Stated task: Take the line containing "Emit a component" as the first line and the line containing "const yTicks = [0, 0.2, 0.4, 0.6];" as the last, and output that span verbatim without any images.

##### Information shown

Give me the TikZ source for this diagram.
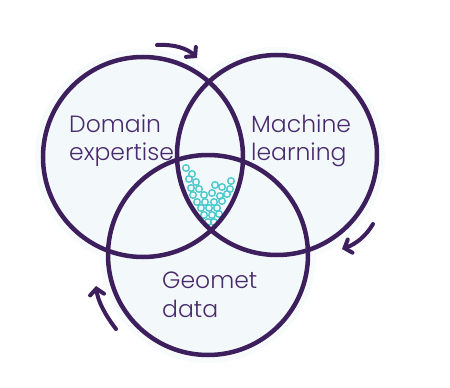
\documentclass[tikz,border=0pt]{standalone}
\usepackage{fontspec}
\setmainfont{Poppins}[UprightFont=* Light]
\usetikzlibrary{arrows.meta}
\definecolor{vpurple}{HTML}{3E1F5E}
\definecolor{vtext}{HTML}{4A2A6E}
\definecolor{vfill}{HTML}{F3F9FA}
\definecolor{vglow}{HTML}{F7FBFC}
\definecolor{vdot}{HTML}{4CC9CC}
\tikzset{
  venn/.style={circle, minimum size=200pt, inner sep=0pt, line width=4.5pt, draw=vpurple},
  vlabel/.style={font=\fontsize{23.5}{28}\selectfont, text=vtext, anchor=base west, inner sep=0pt},
  ring/.style={circle, draw=vdot, line width=1.4pt, minimum size=6.6pt, inner sep=0pt},
  cyc/.style={line width=4pt, draw=vpurple, line cap=round, -{Straight Barb[length=6pt,width=14pt,line cap=round]}}
}
\begin{document}
\begin{tikzpicture}[x=1pt,y=-1pt]
\useasboundingbox[fill=white] (0,0) rectangle (450,388);
% glow and fills
\foreach \c in {(143,157),(277,155),(208,255)}
  \fill[vglow] \c circle[radius=108];
\foreach \c in {(143,157),(277,155),(208,255)}
  \fill[vfill] \c circle[radius=100];
% rings in triple intersection
\foreach [count=\i] \p in {(186,168),(192,174),(189,179),(196,182),(231,181),(215,185),(191,188),(199,189),(222,187),(230,189),(193,195),(204,195),(212,193),(220,196),(227,194),(197,202),(205,202),(214,202),(222,201),(201,208),(209,208),(217,208),(204,215),(212,215),(219,214),(208,222),(214,222)}
  \node[ring] (d\i) at \p {};
% circles
\node[venn] (dom) at (143,157) {};
\node[venn] (ml) at (277,155) {};
\node[venn] (geo) at (208,255) {};
% labels
\node[vlabel] (t1) at (69,132) {Domain};
\node[vlabel] (t2) at (69,160) {expertise};
\node[vlabel] (t3) at (251,132) {Machine};
\node[vlabel] (t4) at (251,160) {learning};
\node[vlabel] (t5) at (162,288) {Geomet};
\node[vlabel] (t6) at (162,317) {data};
% cycle arrows
\coordinate (a1s) at (157,45);
\coordinate (a1e) at (197,58);
\coordinate (a2s) at (373,224);
\coordinate (a2e) at (342,249);
\coordinate (a3s) at (116,329);
\coordinate (a3e) at (96,286);
\draw[cyc] (a1s) .. controls (175,44) and (188,49) .. (a1e);
\draw[cyc] (a2s) .. controls (366,236) and (356,244) .. (a2e);
\draw[cyc] (a3s) .. controls (106,316) and (98,302) .. (a3e);
\end{tikzpicture}
\end{document}
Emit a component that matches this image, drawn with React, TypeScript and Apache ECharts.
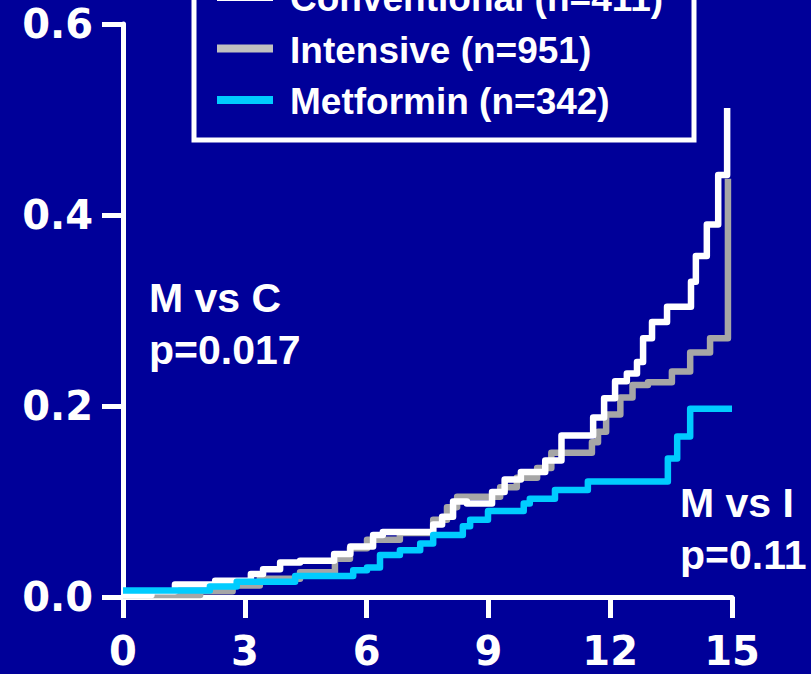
import React, { useEffect, useRef } from "react";
import * as echarts from "echarts";

// Time (years) ticks and proportion ticks
const xTicks = [0, 3, 6, 9, 12, 15];
const yTicks = [0, 0.2, 0.4, 0.6];

// Series: [years, cumulative proportion]
const conventional: [number, number][] = [
  [0, 0.002], [0.7, 0.006], [1.28, 0.013], [2.27, 0.017], [3.15, 0.024],
  [3.45, 0.029], [3.87, 0.036], [4.36, 0.038], [5.2, 0.045], [5.6, 0.053],
  [6.16, 0.065], [6.4, 0.068], [7.64, 0.076], [7.86, 0.084], [8.13, 0.1],
  [8.47, 0.098], [9.09, 0.11], [9.4, 0.123], [9.8, 0.131], [10.4, 0.143],
  [10.8, 0.169], [11.58, 0.188], [11.85, 0.208], [12.12, 0.226], [12.41, 0.234],
  [12.66, 0.246], [12.81, 0.271], [13.03, 0.288], [13.4, 0.304], [13.99, 0.33],
  [14.11, 0.357], [14.38, 0.39], [14.66, 0.442], [14.88, 0.512],
];

const intensive: [number, number][] = [
  [0, 0.002], [1.9, 0.006], [2.7, 0.012], [3.37, 0.019], [4.36, 0.026],
  [5.22, 0.04], [5.59, 0.051], [6.01, 0.06], [6.82, 0.067], [7.64, 0.081],
  [7.98, 0.094], [8.23, 0.105], [9.29, 0.115], [9.7, 0.125], [10.2, 0.135],
  [10.55, 0.151], [11.55, 0.162], [11.7, 0.173], [11.9, 0.191], [12.25, 0.209],
  [12.55, 0.222], [12.93, 0.225], [13.52, 0.236], [13.97, 0.256], [14.46, 0.271],
  [14.9, 0.438],
];

const metformin: [number, number][] = [
  [0, 0.0068], [2.14, 0.011], [2.8, 0.016], [4.24, 0.022], [5.67, 0.028],
  [6.01, 0.031], [6.33, 0.044], [6.82, 0.049], [7.32, 0.056], [7.64, 0.065],
  [8.37, 0.074], [8.55, 0.081], [8.99, 0.09], [9.87, 0.098], [10.02, 0.103],
  [10.64, 0.112], [11.45, 0.121], [13.42, 0.145], [13.65, 0.168], [13.97, 0.197],
  [15.0, 0.197],
];

const legendItems = [
  { name: "Conventional (n=411)", color: "#FFFFFF" },
  { name: "Intensive (n=951)", color: "#C0C0C0" },
  { name: "Metformin (n=342)", color: "#00CCFF" },
];

const annotations = [
  { lines: ["M vs C", "p=0.017"], x: 149, y: 297.5 },
  { lines: ["M vs I", "p=0.11"], x: 680, y: 502.5 },
];

const BG = "#000099";

export default function App() {
  const ref = useRef<HTMLDivElement>(null);

  useEffect(() => {
    if (!ref.current) return;
    const chart = echarts.init(ref.current, null, { renderer: "svg" });

    const graphic: any[] = [];
    // legend box (partly above the top edge)
    graphic.push({
      type: "rect",
      shape: { x: 194, y: -40, width: 500, height: 180 },
      style: { fill: "none", stroke: "#FFFFFF", lineWidth: 5 },
    });
    legendItems.forEach((it, i) => {
      const cy = -3 + i * 51.5;
      graphic.push({
        type: "line",
        shape: { x1: 217, y1: cy, x2: 273, y2: cy },
        style: { stroke: it.color, lineWidth: 8 },
      });
      graphic.push({
        type: "text",
        x: 290,
        y: cy + 1.5,
        style: {
          text: it.name,
          fill: "#FFFFFF",
          fontSize: 37,
          fontWeight: "bold",
          fontFamily: "Liberation Sans",
          verticalAlign: "middle",
          align: "left",
        },
      });
    });
    annotations.forEach((a) => {
      a.lines.forEach((ln, j) => {
        graphic.push({
          type: "text",
          x: a.x,
          y: a.y + j * 52,
          style: {
            text: ln,
            fill: "#FFFFFF",
            fontSize: 41,
            fontWeight: "bold",
            fontFamily: "Liberation Sans",
            verticalAlign: "middle",
            align: "left",
          },
        });
      });
    });

    const mkSeries = (name: string, data: [number, number][], color: string) => ({
      name,
      type: "line",
      step: "end",
      data,
      showSymbol: false,
      symbol: "none",
      clip: false,
      lineStyle: { color, width: 6.5, join: "round", cap: "butt" },
      emphasis: { disabled: true },
    });

    chart.setOption({
      animation: false,
      backgroundColor: BG,
      grid: {
        left: 123,
        right: 79,
        top: 24,
        bottom: 77,
        containLabel: false,
        outerBoundsMode: "none",
      },
      xAxis: {
        type: "value",
        min: xTicks[0],
        max: xTicks[xTicks.length - 1],
        interval: 3,
        axisLine: { show: true, lineStyle: { color: "#FFFFFF", width: 5 } },
        axisTick: { show: true, inside: false, length: 21, lineStyle: { color: "#FFFFFF", width: 5 } },
        splitLine: { show: false },
        axisLabel: {
          color: "#FFFFFF",
          fontSize: 40,
          fontWeight: "bold",
          fontFamily: "DejaVu Sans",
          margin: 34,
        },
      },
      yAxis: {
        type: "value",
        min: yTicks[0],
        max: yTicks[yTicks.length - 1],
        interval: 0.2,
        axisLine: { show: true, lineStyle: { color: "#FFFFFF", width: 5 } },
        axisTick: { show: true, inside: false, length: 21, lineStyle: { color: "#FFFFFF", width: 5 } },
        splitLine: { show: false },
        axisLabel: {
          color: "#FFFFFF",
          fontSize: 40,
          fontWeight: "bold",
          fontFamily: "DejaVu Sans",
          margin: 30,
          formatter: (v: number) => v.toFixed(1),
        },
      },
      series: [
        mkSeries("Intensive (n=951)", intensive, "#A6A6A6"),
        mkSeries("Conventional (n=411)", conventional, "#FFFFFF"),
        mkSeries("Metformin (n=342)", metformin, "#00CCFF"),
      ],
      graphic,
    });

    return () => chart.dispose();
  }, []);

  return (
    <div
      ref={ref}
      style={{ position: "fixed", left: 0, top: 0, width: 811, height: 674 }}
    />
  );
}
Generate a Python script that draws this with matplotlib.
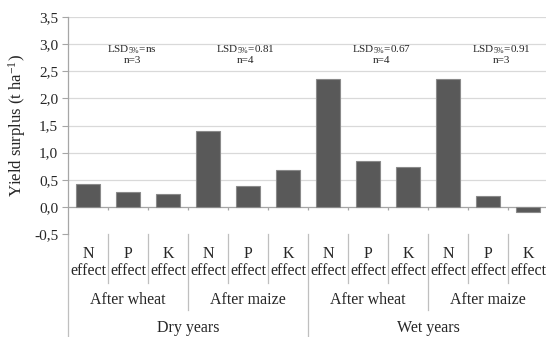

##########

Task response:
Emit a component that matches this image, drawn with React, TypeScript and Apache ECharts.
import React, { useEffect, useRef } from "react";
import * as echarts from "echarts";

// Time (years) ticks and proportion ticks
const xTicks = [0, 3, 6, 9, 12, 15];
const yTicks = [0, 0.2, 0.4, 0.6];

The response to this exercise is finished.